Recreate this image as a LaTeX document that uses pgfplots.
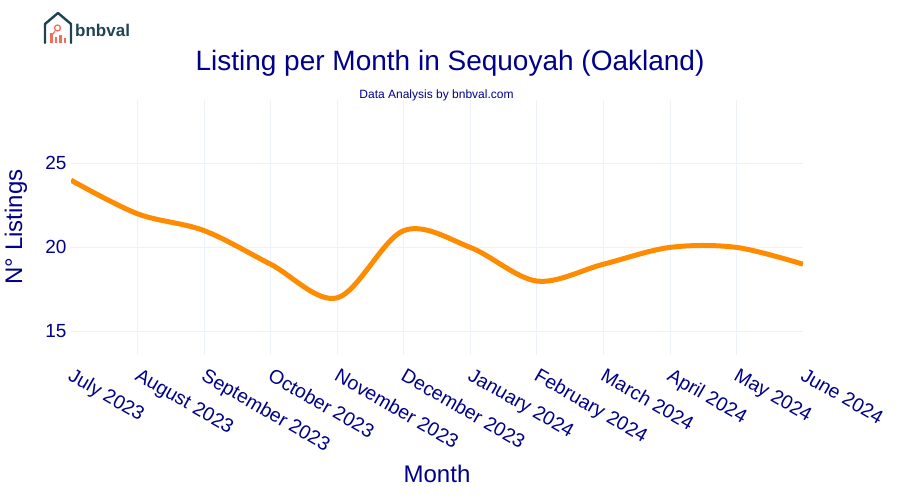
\documentclass[border=0pt]{standalone}
\usepackage{fontspec}
\setmainfont{Liberation Sans}
\usepackage{pgfplots}
\pgfplotsset{compat=1.18}
\definecolor{navy}{HTML}{00008B}
\definecolor{gridc}{HTML}{EDF1F8}
\definecolor{lineo}{HTML}{FF8C00}
\definecolor{logod}{HTML}{1F4352}
\definecolor{logor}{HTML}{F0705A}
\begin{document}
\begin{tikzpicture}[x=1pt,y=1pt]
\path[use as bounding box] (0,0) rectangle (900,500);
\begin{axis}[
  at={(71pt,145pt)}, anchor=south west,
  scale only axis, width=732pt, height=255pt,
  xmin=0, xmax=11, ymin=13.6, ymax=28.77,
  axis line style={draw=none},
  tick style={draw=none},
  grid=major, grid style={gridc, line width=0.8pt},
  xtick={1,...,10},
  xticklabels={August 2023,September 2023,October 2023,November 2023,December 2023,January 2024,February 2024,March 2024,April 2024,May 2024},
  extra x ticks={0,11},
  extra x tick labels={July 2023,June 2024},
  extra x tick style={grid=none},
  ytick={15,20,25},
  /pgf/number format/assume math mode=true,
  xticklabel style={rotate=-30, anchor=north west, font=\fontsize{19.5}{21}\selectfont, text=navy, xshift=5.5pt, yshift=-5.5pt},
  yticklabel style={font=\fontsize{19}{21}\selectfont, text=navy, xshift=-1pt},
]
\addplot[lineo, line width=5pt, smooth, tension=0.55] coordinates {
(0,24)(1,22)(2,21)(3,19)(4,17)(5,21)(6,20)(7,18)(8,19)(9,20)(10,20)(11,19)};
\end{axis}
\node[text=navy, font=\fontsize{28}{30}\selectfont] at (450,437) {Listing per Month in Sequoyah (Oakland)};
\node[text=navy, font=\fontsize{12}{14}\selectfont] at (436.5,404.5) {Data Analysis by bnbval.com};
\node[text=navy, font=\fontsize{24}{26}\selectfont] at (437,26) {Month};
\node[text=navy, font=\fontsize{24}{26}\selectfont, rotate=90] at (16,273) {N° Listings};
% logo
\draw[logod, line width=2.4pt, line join=round, line cap=round] (45,457) -- (45,476) -- (58,487) -- (71,476) -- (71,457);
\draw[logor, line width=1.3pt] (57.5,472) circle (3pt);
\draw[logor, line width=1.2pt] (55,469) -- (53,466);
\fill[logor] (50,457) rectangle (52.5,467);
\fill[logor] (54.5,457) rectangle (57,463);
\fill[logor] (59,457) rectangle (61.5,465);
\fill[logor] (63.5,457) rectangle (66,462);
\node[anchor=west, text=logod, font=\fontsize{17}{19}\selectfont\bfseries, inner sep=0pt] at (75,469.5) {bnbval};
\end{tikzpicture}
\end{document}
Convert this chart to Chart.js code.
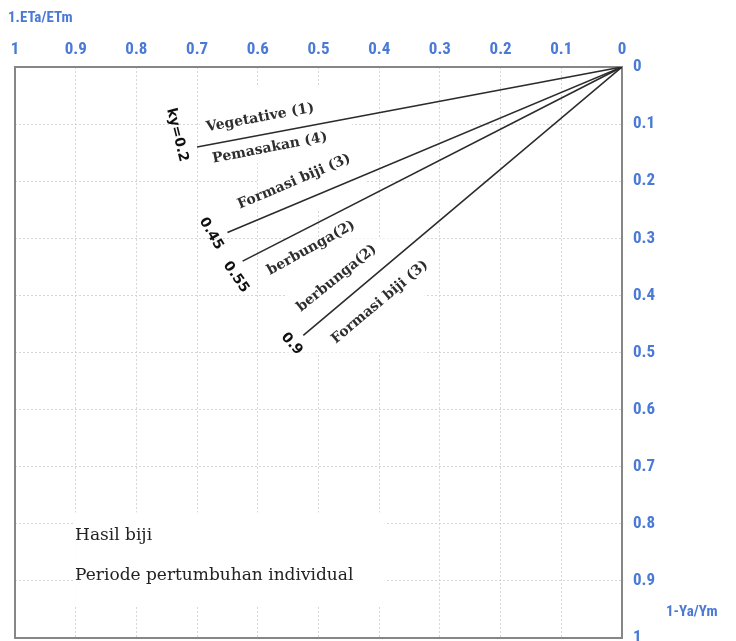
<!DOCTYPE html>
<html><head><meta charset="utf-8">
<script src="https://cdn.jsdelivr.net/npm/chart.js@4/dist/chart.umd.min.js"></script>
<style>html,body{margin:0;padding:0;background:#fff}#wrap{width:736px;height:641px;position:relative}</style>
</head><body><div id="wrap"><canvas id="c" width="736" height="641"></canvas></div>
<script>
// ---- data ----
const xTicks = [1, 0.9, 0.8, 0.7, 0.6, 0.5, 0.4, 0.3, 0.2, 0.1, 0];
const yTicks = [0, 0.1, 0.2, 0.3, 0.4, 0.5, 0.6, 0.7, 0.8, 0.9, 1];
const kyValues = ['ky=0.2', '0.45', '0.55', '0.9'];
const endDeficit = [0.70, 0.65, 0.625, 0.525];    // 1-ETa/ETm at end of each ky line
const endYieldLoss = [0.14, 0.29, 0.34, 0.47];    // 1-Ya/Ym at end of each ky line
const stageLabels = ['Vegetative (1)', 'Pemasakan (4)', 'Formasi biji (3)', 'berbunga(2)', 'berbunga(2)', 'Formasi biji (3)'];
const noteLines = ['Hasil biji', 'Periode pertumbuhan individual'];
const xTitle = '1.ETa/ETm';
const yTitle = '1-Ya/Ym';

// ---- layout (data coordinates) ----
const stagePos = [
  {x: 0.596, y: 0.089, a: -10.5},
  {x: 0.580, y: 0.142, a: -11},
  {x: 0.540, y: 0.201, a: -23},
  {x: 0.512, y: 0.317, a: -29},
  {x: 0.470, y: 0.370, a: -39},
  {x: 0.399, y: 0.412, a: -40}
];
const kyPos = [
  {x: 0.733, y: 0.119, a: 76},
  {x: 0.677, y: 0.292, a: 60},
  {x: 0.636, y: 0.368, a: 55},
  {x: 0.544, y: 0.485, a: 48}
];
const notePos = [{x: 0.901, y: 0.820}, {x: 0.901, y: 0.890}];
const masks = [
  {x1: 0.695, x2: 0.445, y1: 0.033, y2: 0.166},
  {x1: 0.600, x2: 0.420, y1: 0.166, y2: 0.250},
  {x1: 0.555, x2: 0.325, y1: 0.300, y2: 0.500},
  {x1: 0.901, x2: 0.390, y1: 0.780, y2: 0.945}
];

const BLUE = '#4a7ad6';
const AXFONT = "'Liberation Sans Narrow', 'Roboto Condensed', Roboto, sans-serif";

const fmt = v => (Math.round(v * 10) / 10).toString();

const datasets = kyValues.map((k, i) => ({
  label: k,
  data: [{x: 0, y: 0}, {x: endDeficit[i], y: endYieldLoss[i]}],
  showLine: true,
  borderColor: '#2b2b2b',
  borderWidth: 1.6,
  pointRadius: 0,
  fill: false
}));

const decor = {
  id: 'decor',
  beforeDatasetsDraw(chart) {
    const {ctx, chartArea: ca, scales: {x, y}} = chart;
    ctx.save();
    ctx.fillStyle = '#fff';
    masks.forEach(m => {
      const px1 = x.getPixelForValue(m.x1), px2 = x.getPixelForValue(m.x2);
      const py1 = y.getPixelForValue(m.y1), py2 = y.getPixelForValue(m.y2);
      ctx.fillRect(Math.min(px1, px2), Math.min(py1, py2), Math.abs(px2 - px1), Math.abs(py2 - py1));
    });
    ctx.strokeStyle = '#868686';
    ctx.lineWidth = 2;
    ctx.strokeRect(ca.left, ca.top, ca.right - ca.left, ca.bottom - ca.top);
    ctx.restore();
  },
  afterDatasetsDraw(chart) {
    const {ctx, scales: {x, y}} = chart;
    ctx.save();
    ctx.textAlign = 'center';
    ctx.textBaseline = 'middle';
    ctx.fillStyle = '#2e2e2e';
    ctx.font = "bold 14px 'DejaVu Serif', serif";
    stageLabels.forEach((t, i) => {
      const p = stagePos[i];
      ctx.save();
      ctx.translate(x.getPixelForValue(p.x), y.getPixelForValue(p.y));
      ctx.rotate(p.a * Math.PI / 180);
      ctx.fillText(t, 0, 0);
      ctx.restore();
    });
    ctx.fillStyle = '#111';
    ctx.font = "bold 14px 'DejaVu Sans', sans-serif";
    kyValues.forEach((t, i) => {
      const p = kyPos[i];
      ctx.save();
      ctx.translate(x.getPixelForValue(p.x), y.getPixelForValue(p.y));
      ctx.rotate(p.a * Math.PI / 180);
      ctx.fillText(t, 0, 0);
      ctx.restore();
    });
    ctx.textAlign = 'left';
    ctx.fillStyle = '#222';
    ctx.font = "17px 'DejaVu Serif', serif";
    noteLines.forEach((t, i) => {
      const p = notePos[i];
      ctx.fillText(t, x.getPixelForValue(p.x), y.getPixelForValue(p.y));
    });
    // axis titles
    ctx.fillStyle = BLUE;
    ctx.font = "bold 15px " + AXFONT;
    ctx.fillText(xTitle, 8, 18);
    ctx.fillText(yTitle, 666, 612);
    ctx.restore();
  }
};

new Chart(document.getElementById('c'), {
  type: 'scatter',
  data: {datasets},
  options: {
    responsive: false,
    animation: false,
    devicePixelRatio: 1,
    layout: {padding: {left: 15, right: 0, top: 0, bottom: 3}},
    plugins: {legend: {display: false}, tooltip: {enabled: false}},
    scales: {
      x: {
        type: 'linear', position: 'top', reverse: true, min: 0, max: 1,
        afterBuildTicks: s => { s.ticks = xTicks.map(v => ({value: v})); },
        ticks: {color: BLUE, font: {family: AXFONT, size: 17, weight: 'bold'}, padding: 7,
                maxRotation: 0, autoSkip: false, callback: v => fmt(v)},
        grid: {color: '#d6d6d6', lineWidth: 1, drawTicks: false},
        border: {display: false, dash: [2, 2]},
        afterFit: s => { s.height = 67; s.paddingLeft = 0; s.paddingRight = 0; }
      },
      y: {
        type: 'linear', position: 'right', reverse: true, min: 0, max: 1,
        afterBuildTicks: s => { s.ticks = yTicks.map(v => ({value: v})); },
        ticks: {color: BLUE, font: {family: AXFONT, size: 17, weight: 'bold'}, padding: 11,
                autoSkip: false, callback: v => fmt(v)},
        grid: {color: '#d6d6d6', lineWidth: 1, drawTicks: false},
        border: {display: false, dash: [2, 2]},
        afterFit: s => { s.width = 114; s.paddingTop = 0; s.paddingBottom = 0; }
      }
    }
  },
  plugins: [decor]
});
</script>
</body></html>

★ ★ ★

- What to do
Pictures excluded, retype exactly the lines running from the one with "Convert this chart to Chart.js code." through the one with "const yTitle = '1-Ya/Ym';". Include both end lines and nothing more.

- Written response
Convert this chart to Chart.js code.
<!DOCTYPE html>
<html><head><meta charset="utf-8">
<script src="https://cdn.jsdelivr.net/npm/chart.js@4/dist/chart.umd.min.js"></script>
<style>html,body{margin:0;padding:0;background:#fff}#wrap{width:736px;height:641px;position:relative}</style>
</head><body><div id="wrap"><canvas id="c" width="736" height="641"></canvas></div>
<script>
// ---- data ----
const xTicks = [1, 0.9, 0.8, 0.7, 0.6, 0.5, 0.4, 0.3, 0.2, 0.1, 0];
const yTicks = [0, 0.1, 0.2, 0.3, 0.4, 0.5, 0.6, 0.7, 0.8, 0.9, 1];
const kyValues = ['ky=0.2', '0.45', '0.55', '0.9'];
const endDeficit = [0.70, 0.65, 0.625, 0.525];    // 1-ETa/ETm at end of each ky line
const endYieldLoss = [0.14, 0.29, 0.34, 0.47];    // 1-Ya/Ym at end of each ky line
const stageLabels = ['Vegetative (1)', 'Pemasakan (4)', 'Formasi biji (3)', 'berbunga(2)', 'berbunga(2)', 'Formasi biji (3)'];
const noteLines = ['Hasil biji', 'Periode pertumbuhan individual'];
const xTitle = '1.ETa/ETm';
const yTitle = '1-Ya/Ym';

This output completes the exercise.